Module « scipy.special »

Fonction roots_hermitenorm - module scipy.special

Signature de la fonction roots_hermitenorm

def roots_hermitenorm(n, mu=False) 

Description

roots_hermitenorm.__doc__

Gauss-Hermite (statistician's) quadrature.

    Compute the sample points and weights for Gauss-Hermite
    quadrature. The sample points are the roots of the nth degree
    Hermite polynomial, :math:`He_n(x)`. These sample points and
    weights correctly integrate polynomials of degree :math:`2n - 1`
    or less over the interval :math:`[-\infty, \infty]` with weight
    function :math:`w(x) = e^{-x^2/2}`. See 22.2.15 in [AS]_ for more
    details.

    Parameters
    ----------
    n : int
        quadrature order
    mu : bool, optional
        If True, return the sum of the weights, optional.

    Returns
    -------
    x : ndarray
        Sample points
    w : ndarray
        Weights
    mu : float
        Sum of the weights

    Notes
    -----
    For small n up to 150 a modified version of the Golub-Welsch
    algorithm is used. Nodes are computed from the eigenvalue
    problem and improved by one step of a Newton iteration.
    The weights are computed from the well-known analytical formula.

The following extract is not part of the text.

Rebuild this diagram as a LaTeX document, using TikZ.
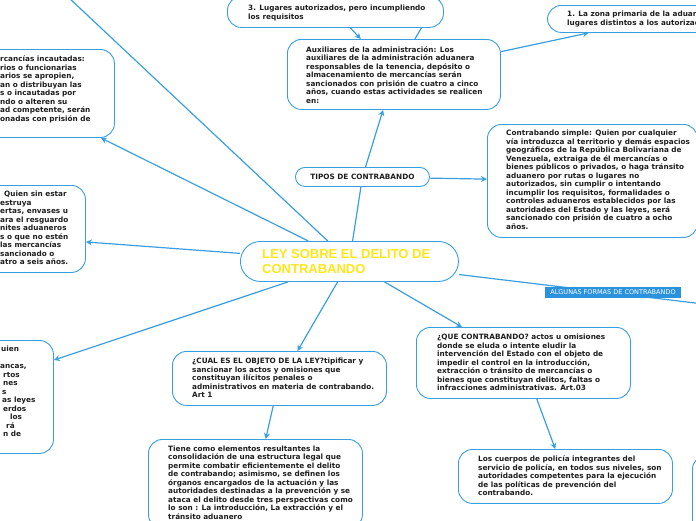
\documentclass[tikz,border=0pt]{standalone}
\usepackage{fontspec}
\setmainfont{DejaVu Sans}
\newfontfamily\titlefont{Liberation Sans}
\usetikzlibrary{arrows.meta,calc}
\definecolor{mblue}{HTML}{3A9FE2}
\definecolor{lblue}{HTML}{2B93DE}
\definecolor{ttl}{HTML}{FFE619}
\definecolor{ink}{HTML}{1E1E1E}
\pgfdeclarelayer{bg}
\pgfsetlayers{bg,main}
\tikzset{
  box/.style={draw=mblue, line width=0.9pt, fill=white, rounded corners=14pt, anchor=north west, inner sep=0pt},
  txt/.style={anchor=west, align=left, inner sep=0pt, font=\fontsize{7.3}{8.5}\selectfont\bfseries, text=ink},
  conn/.style={draw=mblue, line width=1.2pt},
  arr/.style={conn, -{Stealth[length=6pt,width=6pt]}},
}
\begin{document}
\begin{tikzpicture}[x=1pt,y=-1pt]
\useasboundingbox (0,0) rectangle (696,520);

% boxes
\node[box, minimum width=216pt, minimum height=31pt] (lug) at (227,-4) {};
\node[box, minimum width=213pt, minimum height=27pt] (zona) at (547,5) {};
\node[box, minimum width=213pt, minimum height=70pt] (aux) at (287,39) {};
\node[box, minimum width=210pt, minimum height=113pt] (simple) at (487,124) {};
\node[box, rounded corners=9.5pt, minimum width=134pt, minimum height=19pt] (tipos) at (295,167) {};
\node[box, rounded corners=20pt, minimum width=218pt, minimum height=40pt] (central) at (240,241) {};
\node[box, minimum width=134pt, minimum height=88pt] (merc) at (-20,49) {};
\node[box, minimum width=105pt, minimum height=87pt] (quien) at (-20,185) {};
\node[box, minimum width=73pt, minimum height=113pt] (ll) at (-20,340) {};
\node[box, minimum width=214pt, minimum height=54pt] (cual) at (172,351) {};
\node[box, minimum width=214pt, minimum height=71pt] (que) at (416,327) {};
\node[box, minimum width=214pt, minimum height=89pt] (tiene) at (148,439) {};
\node[box, minimum width=214pt, minimum height=54pt] (cuerpos) at (458,449) {};
\node[box, minimum width=80pt, minimum height=90pt] (partial) at (692,455) {};

\coordinate (tl) at (68,-3);
\coordinate (top2) at (445,-12);
\coordinate (rt) at (720,306);

% texts
\node[txt] (lugT) at (248,13) {3. Lugares autorizados, pero incumpliendo\\los requisitos};
\node[txt] (zonaT) at (567,19) {1. La zona primaria de la aduana\\lugares distintos a los autorizados};
\node[txt] (auxT) at (306,75) {Auxiliares de la administración: Los\\auxiliares de la administración aduanera\\responsables de la tenencia, depósito o\\almacenamiento de mercancías serán\\sancionados con prisión de cuatro a cinco\\años, cuando estas actividades se realicen\\en:};
\node[txt] (simpleT) at (506,180) {Contrabando simple: Quien por cualquier\\vía introduzca al territorio y demás espacios\\geográficos de la República Bolivariana de\\Venezuela, extraiga de él mercancías o\\bienes públicos o privados, o haga tránsito\\aduanero por rutas o lugares no\\autorizados, sin cumplir o intentando\\incumplir los requisitos, formalidades o\\controles aduaneros establecidos por las\\autoridades del Estado y las leyes, será\\sancionado con prisión de cuatro a ocho\\años.};
\node[txt, anchor=center] (tiposT) at (tipos) {TIPOS DE CONTRABANDO};
\node[anchor=west, align=left, inner sep=0pt, text=ttl, font=\titlefont\bfseries\fontsize{13}{14.5}\selectfont] (centralT) at (262,261.5) {LEY SOBRE EL DELITO DE\\CONTRABANDO};
\node[txt] (mercT) at (0,89.5) {rcancías incautadas:\\rios o funcionarias\\arios se apropien,\\an o distribuyan las\\s o incautadas por\\ndo o alteren su\\ad competente, serán\\onadas con prisión de};
\node[txt] (quienT) at (0,228) {\hspace*{4pt}Quien sin estar\\estruya\\ertas, envases u\\ara el resguardo\\nites aduaneros\\s o que no estén\\las mercancías\\sancionado o\\atro a seis años.};
\node[txt] (llT) at (0,391.5) {\hspace*{1pt}uien\\\mbox{}\\ancas,\\\hspace*{3pt}rtos\\\hspace*{3pt}nes\\\hspace*{2pt}s\\\hspace*{2pt}as leyes\\\hspace*{3pt}erdos\\\hspace*{10pt}los\\\hspace*{6pt}rá\\\hspace*{3pt}n de};
\node[txt] (cualT) at (192,378) {¿CUAL ES EL OBJETO DE LA LEY?tipificar y\\sancionar los actos y omisiones que\\constituyan ilícitos penales o\\administrativos en materia de contrabando.\\Art 1};
\node[txt] (queT) at (437,362.5) {¿QUE CONTRABANDO? actos u omisiones\\donde se eluda o intente eludir la\\intervención del Estado con el objeto de\\impedir el control en la introducción,\\extracción o tránsito de mercancías o\\bienes que constituyan delitos, faltas o\\infracciones administrativas. Art.03};
\node[txt] (tieneT) at (168,482.5) {Tiene como elementos resultantes la\\consolidación de una estructura legal que\\permite combatir eficientemente el delito\\de contrabando; asimismo, se definen los\\órganos encargados de la actuación y las\\autoridades destinadas a la prevención y se\\ataca el delito desde tres perspectivas como\\lo son : La introducción, La extracción y el\\tránsito aduanero};
\node[txt] (cuerposT) at (478,476) {Los cuerpos de policía integrantes del\\servicio de policía, en todos sus niveles, son\\autoridades competentes para la ejecución\\de las políticas de prevención del\\contrabando.};

% label on connector
\node[fill=lblue, text=white, inner sep=0pt, minimum width=136pt, minimum height=11pt, font=\fontsize{6.5}{7}\selectfont] (algunas) at (613,292.5) {ALGUNAS FORMAS DE CONTRABANDO};

% connectors
\begin{pgfonlayer}{bg}
\draw[conn] (central) -- (tl);
\draw[arr] (central) -- ([xshift=-14pt]merc.south east);
\draw[arr] (central) -- ([yshift=-13pt]quien.east);
\draw[arr] (central) -- ([yshift=-20pt]ll.north east);
\draw[arr] (central) -- ([xshift=18pt]cual.north);
\draw[arr] (cual) -- (tiene);
\draw[arr] (central) -- (que);
\draw[arr] (que) -- (cuerpos);
\draw[conn] (central) -- (tipos);
\draw[arr] (tipos) -- (aux);
\draw[arr] (tipos) -- (simple);
\draw[arr] (aux) -- (zona);
\draw[arr] (lug) -- (aux);
\draw[conn] (aux) -- (top2);
\draw[conn] (central) -- (rt);
\end{pgfonlayer}
\end{tikzpicture}
\end{document}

    For n larger than 150 an optimal asymptotic algorithm is used
    which computes nodes and weights in a numerical stable manner.
    The algorithm has linear runtime making computation for very
    large n (several thousand or more) feasible.

    See Also
    --------
    scipy.integrate.quadrature
    scipy.integrate.fixed_quad
    numpy.polynomial.hermite_e.hermegauss

    References
    ----------
    .. [AS] Milton Abramowitz and Irene A. Stegun, eds.
        Handbook of Mathematical Functions with Formulas,
        Graphs, and Mathematical Tables. New York: Dover, 1972.